By testing the SOM classification on several common benchmark scenes, the preservation of the information in a scene is evaluated. The SOMs are benchmarked against support vector machines (SVMs), which are a state-of-the-art single-pixel classification technique. While more sophisticated classification techniques could be applied to data clustered by a SOM, for example, by including information about neighboring pixels, the focus here is on single-pixel techniques. SOMs and SVMs are compared on four different scenes: Samson, Jasper, Pavia University, and Indian Pines, with sizes $64\times 64\times 5$ on the first three scenes, and $128\times 128\times 5$ on the latter.

The training procedure is the same as that which is applied to HICO, shown above. Each scene is partitioned into a training set consisting of 90% of the pixels and a test set consisting of 10% of the pixels. The effect of the size of the training set is the subject of an additional test. The SOM is trained on all of the pixels in each image, except for the test set. The labels are then applied using the training data. The same training/test partition is used to train the SVMs.

The SOMs classify the two simpler scenes, with 3 or 4 classes, about as well as the SVMs, but their performance relative to the SVMs degrades for the more complex scenes, with 9 or 16 classes (

Table 7. Performance of several classifiers on different scenes.

	Samson	Jasper	Pavia	Pines
Mean Relative Quantization Error	0.0289	0.2909	0.3693	0.5319
SOM-Overall Accuracy	0.9922	0.9690	0.8214	0.6635
SVM-Overall Accuracy	0.9845	0.9900	0.9178	0.8499
SVM-Support vectors	379	370	9354	4280

). The relative quantization error of the SOM clustering also increases with the complexity of the scene, with the SOM describing less than half of the variance on the Indian Pines scene.

The effect of the number of labelled pixels on classification is tested on the Jasper scene, because it is more complex than Samson, but the number of different members are more balanced than the Indian Pines or Pavia University scenes, so that even a sample size of 16 pixels can contain all the different classes.

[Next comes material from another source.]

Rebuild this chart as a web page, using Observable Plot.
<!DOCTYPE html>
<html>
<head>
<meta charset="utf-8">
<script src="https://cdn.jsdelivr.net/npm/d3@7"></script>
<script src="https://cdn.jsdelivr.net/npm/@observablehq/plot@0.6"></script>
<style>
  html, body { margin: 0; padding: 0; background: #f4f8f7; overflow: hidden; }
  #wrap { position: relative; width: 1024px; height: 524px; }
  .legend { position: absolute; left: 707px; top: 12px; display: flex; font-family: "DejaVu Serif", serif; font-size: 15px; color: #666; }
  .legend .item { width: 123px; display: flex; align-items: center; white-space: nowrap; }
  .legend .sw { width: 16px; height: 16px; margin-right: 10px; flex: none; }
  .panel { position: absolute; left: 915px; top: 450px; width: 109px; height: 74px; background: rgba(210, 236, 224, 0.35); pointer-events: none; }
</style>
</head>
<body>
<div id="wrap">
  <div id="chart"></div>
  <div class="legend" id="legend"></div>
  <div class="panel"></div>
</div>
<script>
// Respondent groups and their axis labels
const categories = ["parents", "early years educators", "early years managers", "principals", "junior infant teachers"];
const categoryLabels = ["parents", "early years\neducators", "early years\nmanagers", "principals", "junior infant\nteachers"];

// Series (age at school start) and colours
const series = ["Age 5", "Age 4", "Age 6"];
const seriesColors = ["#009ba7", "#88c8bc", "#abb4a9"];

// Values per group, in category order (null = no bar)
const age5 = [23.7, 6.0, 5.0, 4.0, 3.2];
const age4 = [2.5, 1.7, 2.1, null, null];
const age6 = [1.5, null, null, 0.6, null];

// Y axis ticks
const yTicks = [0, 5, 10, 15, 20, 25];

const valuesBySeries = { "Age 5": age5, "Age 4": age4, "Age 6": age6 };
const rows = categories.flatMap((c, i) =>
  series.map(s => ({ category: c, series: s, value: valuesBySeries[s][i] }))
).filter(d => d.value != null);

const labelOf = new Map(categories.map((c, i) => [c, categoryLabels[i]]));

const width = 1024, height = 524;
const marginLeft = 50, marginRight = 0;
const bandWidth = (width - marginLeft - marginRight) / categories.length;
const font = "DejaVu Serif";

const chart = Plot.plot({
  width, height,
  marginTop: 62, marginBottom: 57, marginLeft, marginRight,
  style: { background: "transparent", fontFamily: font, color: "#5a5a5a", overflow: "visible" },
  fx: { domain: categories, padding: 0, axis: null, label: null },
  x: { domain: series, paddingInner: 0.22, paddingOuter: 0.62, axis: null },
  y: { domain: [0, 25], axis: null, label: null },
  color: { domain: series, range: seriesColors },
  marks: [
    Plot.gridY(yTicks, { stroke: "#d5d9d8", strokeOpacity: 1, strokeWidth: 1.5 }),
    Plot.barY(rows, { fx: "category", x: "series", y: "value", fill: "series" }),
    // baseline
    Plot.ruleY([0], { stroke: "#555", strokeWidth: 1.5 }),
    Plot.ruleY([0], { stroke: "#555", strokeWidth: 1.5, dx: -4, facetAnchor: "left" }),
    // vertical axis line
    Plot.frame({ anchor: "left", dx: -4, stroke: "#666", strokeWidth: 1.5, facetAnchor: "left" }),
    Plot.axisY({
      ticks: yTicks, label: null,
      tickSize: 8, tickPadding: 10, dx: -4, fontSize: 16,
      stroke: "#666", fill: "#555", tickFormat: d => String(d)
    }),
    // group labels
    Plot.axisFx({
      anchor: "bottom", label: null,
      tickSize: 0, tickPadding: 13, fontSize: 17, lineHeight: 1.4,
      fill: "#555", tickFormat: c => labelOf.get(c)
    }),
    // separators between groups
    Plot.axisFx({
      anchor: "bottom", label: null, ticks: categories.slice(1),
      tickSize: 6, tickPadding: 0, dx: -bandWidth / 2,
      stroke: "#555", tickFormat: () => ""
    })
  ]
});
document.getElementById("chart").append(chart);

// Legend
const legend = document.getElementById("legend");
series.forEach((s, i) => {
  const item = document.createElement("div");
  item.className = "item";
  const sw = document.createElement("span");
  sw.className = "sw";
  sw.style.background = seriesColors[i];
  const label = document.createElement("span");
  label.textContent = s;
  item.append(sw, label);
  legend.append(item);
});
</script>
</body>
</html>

As expected, the overall accuracy of the SOM classification increases with the number of labelled samples (Figure 16). Whether the SOM is trained with only the labelled samples or both labelled and unlabelled samples matters little (solid vs. dotted red line). Both show an overall accuracy above 90% when a few hundred samples are used. For sample sizes below 100, the SOM and SVM show a similar overall accuracy, while the SVM shows more improvement with additional samples. Each procedure is repeated four times and averaged. This is evidence that operational procedure 2, in which the SOM is trained on a sampling of the raw data, will retain enough information for further image processing and scientific analysis (Table 4).

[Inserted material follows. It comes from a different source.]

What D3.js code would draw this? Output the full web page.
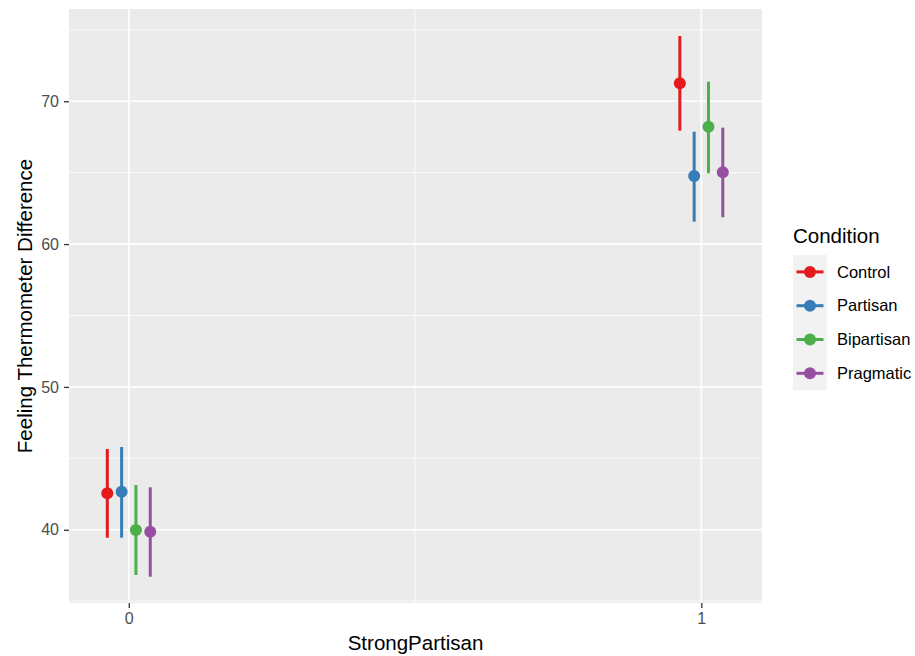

On the final two scenes, the performance of the SOM degrades relative to the SVM classification, although it is also notable that the SVM uses more support vectors than on the prior scenes, but the SOM does not increase in complexity. The Indian Pines scene shows the worst performance in both the SOM clustering and classification (Figure 17). First, the mean relative quantization error is over 0.5, which indicates that the scene itself is too complex to describe with an SOM of this size, even accounting for the fact that the SOM is slightly larger than those used before ($128\times 128\times 5)$. In light of the very high relative quantization error, it is notable that the SOM is able to still achieve 66% overall accuracy in the classification.

4. Discussion

The experiments with SOMs show that they are an appropriate tool for clustering hyperspectral data on-board a small satellite. The clustering can be used as interpretable compression, which reduces the size of a dataset by a factor over 100 relative to the raw data. By decreasing the downlink time, the SOMs can facilitate near-real-time hyperspectral imaging from small satellites. SOMs similarly increase the total throughput of the data that can be captured.

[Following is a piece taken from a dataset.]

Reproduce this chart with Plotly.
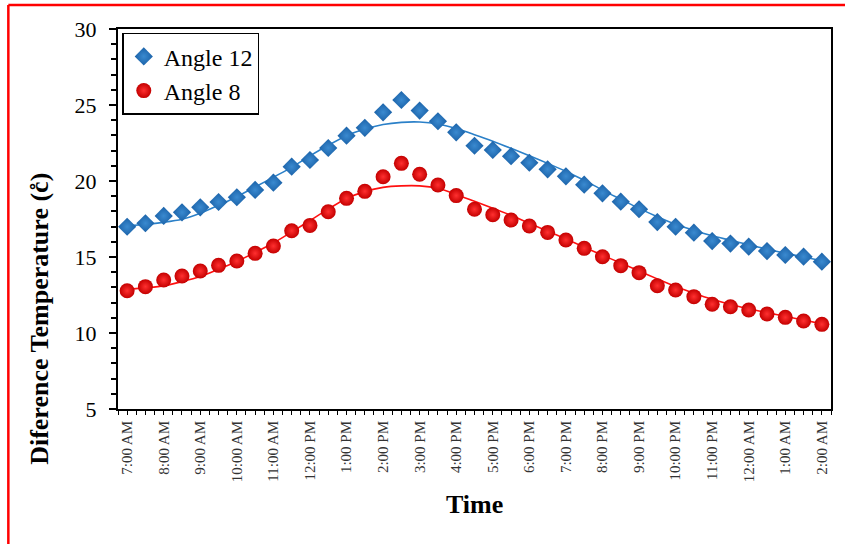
import plotly.graph_objects as go

time_labels = ["7:00 AM", "8:00 AM", "9:00 AM", "10:00 AM", "11:00 AM", "12:00 PM",
               "1:00 PM", "2:00 PM", "3:00 PM", "4:00 PM", "5:00 PM", "6:00 PM",
               "7:00 PM", "8:00 PM", "9:00 PM", "10:00 PM", "11:00 PM", "12:00 AM",
               "1:00 AM", "2:00 AM"]

angle12 = [16.99, 17.22, 17.70, 17.94, 18.27, 18.62, 18.93, 19.41, 19.89, 20.94,
           21.38, 22.17, 22.98, 23.50, 24.52, 25.33, 24.63, 23.93, 23.20, 22.32,
           22.04, 21.63, 21.20, 20.77, 20.31, 19.76, 19.19, 18.64, 18.14, 17.30,
           16.99, 16.60, 16.05, 15.88, 15.68, 15.39, 15.13, 15.02, 14.69]

angle8 = [12.78, 13.05, 13.49, 13.75, 14.08, 14.45, 14.74, 15.24, 15.72, 16.73,
          17.08, 17.98, 18.86, 19.32, 20.28, 21.16, 20.44, 19.74, 19.04, 18.14,
          17.78, 17.43, 17.04, 16.62, 16.12, 15.57, 15.02, 14.43, 13.97, 13.11,
          12.83, 12.39, 11.89, 11.73, 11.51, 11.25, 11.03, 10.79, 10.57]

trend12 = [17.04, 17.15, 17.28, 17.48, 17.88, 18.40, 18.97, 19.60, 20.25, 20.90,
           21.65, 22.35, 22.98, 23.42, 23.72, 23.86, 23.88, 23.75, 23.45, 23.05,
           22.62, 22.15, 21.66, 21.16, 20.63, 20.05, 19.40, 18.80, 18.20, 17.65,
           17.15, 16.75, 16.40, 16.10, 15.80, 15.52, 15.25, 15.00, 14.75]

trend8 = [12.87, 12.97, 13.10, 13.38, 13.72, 14.20, 14.70, 15.30, 15.92, 16.65,
          17.40, 18.15, 18.85, 19.30, 19.58, 19.68, 19.68, 19.52, 19.12, 18.66,
          18.20, 17.74, 17.22, 16.70, 16.18, 15.65, 15.12, 14.60, 14.08, 13.56,
          13.06, 12.62, 12.22, 11.88, 11.60, 11.34, 11.10, 10.85, 10.60]

x = list(range(len(angle12)))
tickvals = x[::2]

fig = go.Figure()

fig.add_trace(go.Scatter(x=x, y=trend12, mode="lines", showlegend=False,
                         line=dict(color="#2b80c8", width=1.6, shape="spline", smoothing=0.8),
                         hoverinfo="skip"))
fig.add_trace(go.Scatter(x=x, y=trend8, mode="lines", showlegend=False,
                         line=dict(color="#ff1010", width=1.6, shape="spline", smoothing=0.8),
                         hoverinfo="skip"))
fig.add_trace(go.Scatter(x=x, y=angle12, mode="markers", name="Angle 12",
                         marker=dict(symbol="diamond", size=14, color="#1b62a8",
                                     gradient=dict(type="radial", color="#3a8ad0"),
                                     line=dict(width=0))))
fig.add_trace(go.Scatter(x=x, y=angle8, mode="markers", name="Angle 8",
                         marker=dict(symbol="circle", size=15, color="#c40000",
                                     gradient=dict(type="radial", color="#ff3030"),
                                     line=dict(width=0))))

serif = "Liberation Serif, Times New Roman, serif"

fig.update_layout(
    width=845, height=544,
    margin=dict(l=118, r=12, t=29, b=135),
    paper_bgcolor="white", plot_bgcolor="white",
    font=dict(family=serif, color="black"),
    legend=dict(x=0.006, y=0.99, xanchor="left", yanchor="top",
                bordercolor="black", borderwidth=1.5, bgcolor="white",
                font=dict(family=serif, size=24, color="black"),
                itemwidth=30, tracegroupgap=0),
    xaxis=dict(range=[-0.5, 38.5], tickmode="array", tickvals=tickvals, ticktext=time_labels,
               tickangle=-90, tickfont=dict(family=serif, size=15, color="#333333"),
               showline=True, linecolor="black", linewidth=2, mirror=True,
               ticks="outside", ticklen=4, tickwidth=1, tickcolor="black",
               minor=dict(tickmode="linear", tick0=-0.5, dtick=0.5, ticks="outside",
                          ticklen=4, tickwidth=1, tickcolor="black"),
               showgrid=False, zeroline=False),
    yaxis=dict(range=[5, 30], tickmode="linear", tick0=5, dtick=5,
               tickfont=dict(family=serif, size=22, color="black"),
               showline=True, linecolor="black", linewidth=2, mirror=True,
               ticks="outside", ticklen=7, tickwidth=1.5, tickcolor="black",
               ticklabelstandoff=8,
               minor=dict(tickmode="linear", tick0=5, dtick=1, ticks="outside",
                          ticklen=5, tickwidth=1.5, tickcolor="black"),
               showgrid=False, zeroline=False),
    annotations=[
        dict(text="<b>Time</b>", xref="paper", yref="paper", x=0.5, y=-0.25,
             xanchor="center", yanchor="middle", showarrow=False,
             font=dict(family=serif, size=26, color="black")),
        dict(text="<b>Diference Temperature (c\u030a)</b>", xref="paper", yref="paper",
             x=-0.1095, y=0.237, textangle=-90, xanchor="center", yanchor="middle",
             showarrow=False, font=dict(family=serif, size=26, color="black")),
    ],
    shapes=[
        dict(type="line", xref="paper", yref="paper", x0=-0.1538, x1=1.05, y0=1.0632, y1=1.0632,
             line=dict(color="red", width=2.5)),
        dict(type="line", xref="paper", yref="paper", x0=-0.1538, x1=-0.1538, y0=1.0632, y1=-0.4,
             line=dict(color="red", width=2.5)),
    ],
)

fig.write_html("out.html", config={"displayModeBar": False},
               post_script="document.body.style.margin='0';")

Of the two proposed operational procedures, the experiments show that the two-stage procedure, outlined in Table 4, will typically achieve a much lower relative quantization error than the single-stage procedure (Table 3). It seems reasonable to train an SOM with less than 1% total pixels. Still, the second procedure entails a more sophisticated operational plan, and requires either an operator to perform PCA and train the SOM between satellite passes, or an automatic procedure to train and assess the SOM before uplinking. Furthermore, the benefits of having an SOM trained on a random sample of points from the target image suggests that it may simplify the operations to bring the whole clustering procedure (including training) on-board the satellite. This would either require more computational power, perhaps by utilizing the programmable logic that is already on the satellite or by including a more powerful processing unit on a subsequent satellite in the HYPSO constellation. It is worth noting that SOMs have been developed for programmable logic previously [63,64,65].

Clustering by SOMs retains enough data for subsequent data-processing, as shown by the experiments with classification. However, it may be worth investigating ways to enable SOMs to retain specific information, as the SVMs outperformed the SOMs in terms of classification on more complicated scenes. Different DR techniques could lead to different information being retained in the SOM nodes.

5. Conclusions

Although simple, SOMs have numerous benefits when used as a clustering technique where computational power is limited. They are quick to both train and evaluate on different images, they have a small memory footprint, and their output is interpretable as nodes, which, for the hyperspectral data discussed here, can be seen as spectra. Moreover, the clustered scene can be simply reconstructed and, because it does not rely on spatial information, its output can provide spatially unbiased information to subsequent algorithms, and they can be trained from a few samples. Both operational procedures have been shown to be suitable for execution on a cubesat, although they bring different benefits. For these reasons, SOMs are potentially well-suited to the needs of hyperspectral imaging cubesats.